A Northglenn man is upset that the city is going to put down his two Rottweilers after his 3-year-old grandson was attacked by one of the dogs. I'd be upset if the city didn't take his dogs. As The Denver Post reports:
A day after his 3-year- old grandson was attacked by one of his Rottweilers, Richard Portugal said the city is trying to tear his family apart by killing both dogs. Police and animal control officers arrived at Portugal's home Thursday afternoon with a court order to take possession of his second dog, a 4-year-old Rottweiler named Haley. On Wednesday, Portugal's 135-pound Rottweiler, Zeus, bit and thrashed his grandson, Carlos Aragon, before Portugal and his wife wrested the boy from the dog's grip. The child was rushed to Children's Hospital. His condition is now listed as fair, and he was released from the intensive care unit Thursday afternoon... ...The court order handed to the Portugals states that both dogs are suspected of attacking the boy, even though Portugal says it was only Zeus that was involved. "Obviously, my primary concern is my grandson, but what happened was an unfortunate accident and the dog never intended to hurt Carlos," Portugal said. "That dog is a friendly dog, and he wasn't intending to kill Carlos. But he's a big dog, and anything under 3 feet tall to him is like a toy to him."
That last quote is exactly why the city needs to take these dogs. Portugal says that "anything under 3 feet tall is like a toy" to his Rottweiler. Portugal readily admits here that having a big aggressive dog and a little kid in the same room probably isn't the greatest idea in the world. I understand that Portugal loves his dogs and thinks they would never intentionally hurt his grandson. Maybe he's right, but "intentions" don't matter here. Whether it was intentional or not, the situation in Portugal's home is dangerous for a small child. Remember when Siegfried (or was it Roy?) was mauled by a trained tiger in their Las Vegas magic show? They both said that the tiger didn't mean to hurt the magician, but when you put a tiger and a person in a room together, it should be no surprise if things don't go well. Likewise, when you put an aggressive large dog and a toddler in a room together, you're risking the chance that a terrible accident may occur. Portugal is just inviting disaster by continuing with this combination of big aggressive dog and small child, and what if it happens again?

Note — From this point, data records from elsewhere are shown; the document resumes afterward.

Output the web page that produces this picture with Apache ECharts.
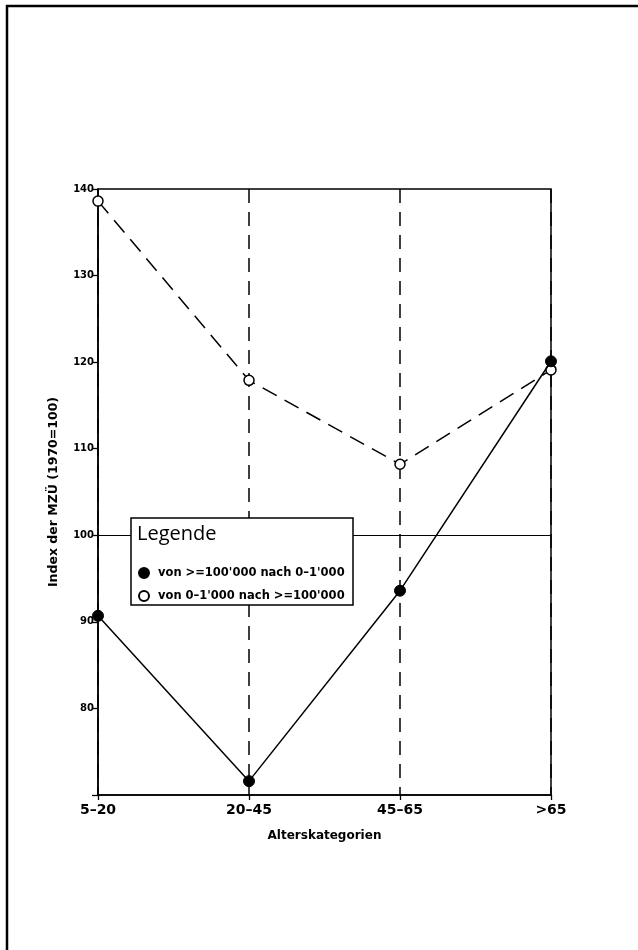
<!DOCTYPE html>
<html>
<head>
<meta charset="utf-8">
<script src="https://cdn.jsdelivr.net/npm/echarts@6/dist/echarts.min.js"></script>
<style>
  html, body { margin: 0; padding: 0; background: #fff; }
  #chart { width: 638px; height: 950px; }
</style>
</head>
<body>
<div id="chart"></div>
<script>
// Alterskategorien und Indexwerte (1970=100)
const categories = ["5–20", "20–45", "45–65", ">65"];
const grossNachKlein = [90.7, 71.6, 93.6, 120.1]; // von >=100'000 nach 0-1'000
const kleinNachGross = [138.6, 117.9, 108.2, 119.1]; // von 0-1'000 nach >=100'000
const seriesNames = ["von >=100'000 nach 0–1'000", "von 0–1'000 nach >=100'000"];
const yTicks = [70, 140, 10]; // min, max, interval

const FONT = "'DejaVu Sans', sans-serif";

const chart = echarts.init(document.getElementById("chart"));

const option = {
  backgroundColor: "#fff",
  animation: false,
  grid: {
    left: 98,
    right: 87,
    top: 189,
    bottom: 155,
    show: true,
    borderColor: "#000",
    borderWidth: 1.5
  },
  xAxis: {
    type: "category",
    data: categories,
    boundaryGap: false,
    name: "Alterskategorien",
    nameLocation: "middle",
    nameGap: 35,
    nameTextStyle: { fontFamily: FONT, fontSize: 12, fontWeight: "bold", color: "#000" },
    axisLine: { lineStyle: { color: "#000", width: 1.5 } },
    axisTick: { show: true, length: 5, alignWithLabel: true, lineStyle: { color: "#000", width: 1.3 } },
    axisLabel: { fontFamily: FONT, fontSize: 14, fontWeight: "bold", color: "#000", margin: 8 },
    splitLine: {
      show: true,
      lineStyle: { color: "#000", width: 1.5, type: [14, 9] }
    }
  },
  yAxis: {
    type: "value",
    min: yTicks[0],
    max: yTicks[1],
    interval: yTicks[2],
    name: "Index der MZÜ (1970=100)",
    nameLocation: "middle",
    nameGap: 38,
    nameTextStyle: { fontFamily: FONT, fontSize: 12.5, fontWeight: "bold", color: "#000" },
    axisLine: { show: true, lineStyle: { color: "#000", width: 1.5 } },
    axisTick: { show: true, length: 6, lineStyle: { color: "#000", width: 1.3 } },
    axisLabel: {
      fontFamily: FONT,
      fontSize: 10,
      fontWeight: "bold",
      color: "#000",
      margin: 4,
      formatter: v => (v === yTicks[0] ? "" : String(v))
    },
    splitLine: { show: false }
  },
  legend: {
    orient: "vertical",
    left: 133,
    top: 562,
    z: 20,
    icon: "circle",
    itemWidth: 10,
    itemHeight: 10,
    itemGap: 11,
    textStyle: { fontFamily: FONT, fontSize: 11.5, fontWeight: "bold", color: "#000", padding: [0, 0, 0, 4] },
    data: seriesNames
  },
  graphic: [
    // Seitenrahmen
    { type: "line", z: 30, shape: { x1: 7, y1: 5, x2: 7, y2: 950 }, style: { stroke: "#000", lineWidth: 2.5 } },
    { type: "line", z: 30, shape: { x1: 6, y1: 6, x2: 638, y2: 6 }, style: { stroke: "#000", lineWidth: 2.5 } },
    // Legendenkasten
    {
      type: "rect",
      z: 10,
      shape: { x: 131, y: 518, width: 222, height: 87 },
      style: { fill: "#fff", stroke: "#000", lineWidth: 1.5 }
    },
    {
      type: "text",
      z: 11,
      left: 137,
      top: 524,
      style: { text: "Legende", fontFamily: "'Open Sans', sans-serif", fontSize: 20, fill: "#000" }
    }
  ],
  series: [
    {
      name: seriesNames[0],
      type: "line",
      data: grossNachKlein,
      symbol: "circle",
      symbolSize: 11,
      itemStyle: { color: "#000", borderColor: "#000", borderWidth: 1 },
      lineStyle: { color: "#000", width: 1.5 },
      z: 5,
      markLine: {
        silent: true,
        symbol: "none",
        label: { show: false },
        lineStyle: { color: "#000", width: 1.2, type: "solid" },
        data: [{ yAxis: 100 }]
      }
    },
    {
      name: seriesNames[1],
      type: "line",
      data: kleinNachGross,
      symbol: "circle",
      symbolSize: 10,
      showAllSymbol: true,
      itemStyle: { color: "#fff", borderColor: "#000", borderWidth: 1.5 },
      lineStyle: { color: "#000", width: 1.5, type: [16, 9] },
      z: 4
    }
  ]
};

chart.setOption(option);
</script>
</body>
</html>
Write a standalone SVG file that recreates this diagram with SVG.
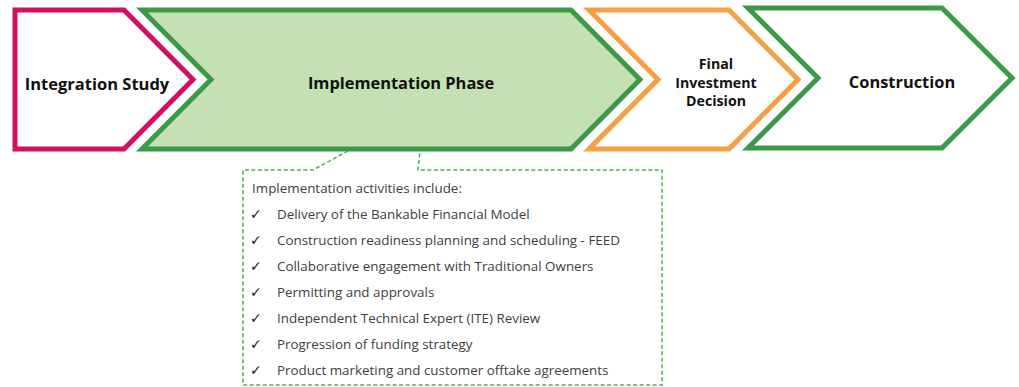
<svg xmlns="http://www.w3.org/2000/svg" width="1019" height="387" viewBox="0 0 1019 387">
  <style>
    .stage { stroke-width: 5; stroke-linejoin: miter; }
    .title { font-family: "Open Sans", "Noto Sans", sans-serif; font-weight: bold; fill: #111; text-anchor: middle; }
    .item { font-family: "Open Sans", "Noto Sans", sans-serif; font-size: 13.4px; fill: #404040; }
    .tick { font-family: "DejaVu Sans", sans-serif; font-size: 14px; fill: #1a1a1a; }
  </style>
  <rect width="1019" height="387" fill="#fff"/>

  <g id="integration-study">
    <polygon class="stage" points="15,10 124,10 193,79.5 124,149 15,149" fill="#fff" stroke="#D0115F"/>
    <text class="title" x="97" y="90" font-size="16.5">Integration Study</text>
  </g>

  <g id="implementation-phase">
    <polygon class="stage" points="142,10 571,10 640,79.5 571,149 142,149 211,79.5" fill="#C5E0B4" stroke="#3A9A48"/>
    <text class="title" x="401" y="89" font-size="16.4">Implementation Phase</text>
  </g>

  <g id="final-investment-decision">
    <polygon class="stage" points="589,10 729,10 798,79.5 729,149 589,149 658,79.5" fill="#fff" stroke="#F5A045"/>
    <text class="title" x="716" y="69" font-size="14.2">Final</text>
    <text class="title" x="716" y="88" font-size="14.2">Investment</text>
    <text class="title" x="716" y="106" font-size="14.2">Decision</text>
  </g>

  <g id="construction">
    <polygon class="stage" points="748,8 942,8 1012,78 942,148 748,148 818,78" fill="#fff" stroke="#3A9A48"/>
    <text class="title" x="902" y="88" font-size="16.4">Construction</text>
  </g>

  <g id="connectors">
    <!-- callout outline hanging from the implementation stage -->
    <path d="M348,151 L313,170 L243,170 L243,385 L662,385 L662,170 L418,170 L420,151" fill="none" stroke="#4CAF50" stroke-width="1.5" stroke-dasharray="4,2.5"/>
  </g>

  <g id="activities">
    <text class="item" x="252" y="193">Implementation activities include:</text>
    <g class="tick">
      <text x="250" y="219">✓</text>
      <text x="250" y="245">✓</text>
      <text x="250" y="271">✓</text>
      <text x="250" y="297">✓</text>
      <text x="250" y="323">✓</text>
      <text x="250" y="349">✓</text>
      <text x="250" y="375">✓</text>
    </g>
    <text class="item" x="277" y="219">Delivery of the Bankable Financial Model</text>
    <text class="item" x="277" y="245">Construction readiness planning and scheduling - FEED</text>
    <text class="item" x="277" y="271">Collaborative engagement with Traditional Owners</text>
    <text class="item" x="277" y="297">Permitting and approvals</text>
    <text class="item" x="277" y="323">Independent Technical Expert (ITE) Review</text>
    <text class="item" x="277" y="349">Progression of funding strategy</text>
    <text class="item" x="277" y="375">Product marketing and customer offtake agreements</text>
  </g>
</svg>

What if the child gets killed next time? It might still be an accident, but it was a preventable accident, and if Portugal isn't going to take the precautions to protect his grandson, then the city should absolutely step in. To me, it's no different than removing a child from a dangerous home that is filled with drugs or plagued with domestic violence issues; if the parents or guardians of a child won't do everything in their power to protect that child, then outside forces should take over. I have a one-year-old daughter and two dogs. My dogs are small, but if either of them ever attacked her and caused harm, the dogs would be gone. Period. End of story. I love my dogs, but I love my daughter more, and I would never risk her life to protect a dog. I wouldn't want my dogs to be killed, but I wouldn't have them in my house anymore; I'd give my dogs to a friend or family member, and that's what Portugal should have done himself. Portugal says that the city is "trying to tear his family apart" by removing the dogs from his house. That's a little overdramatic if you ask me, but I'd rather see his family torn apart than his grandson.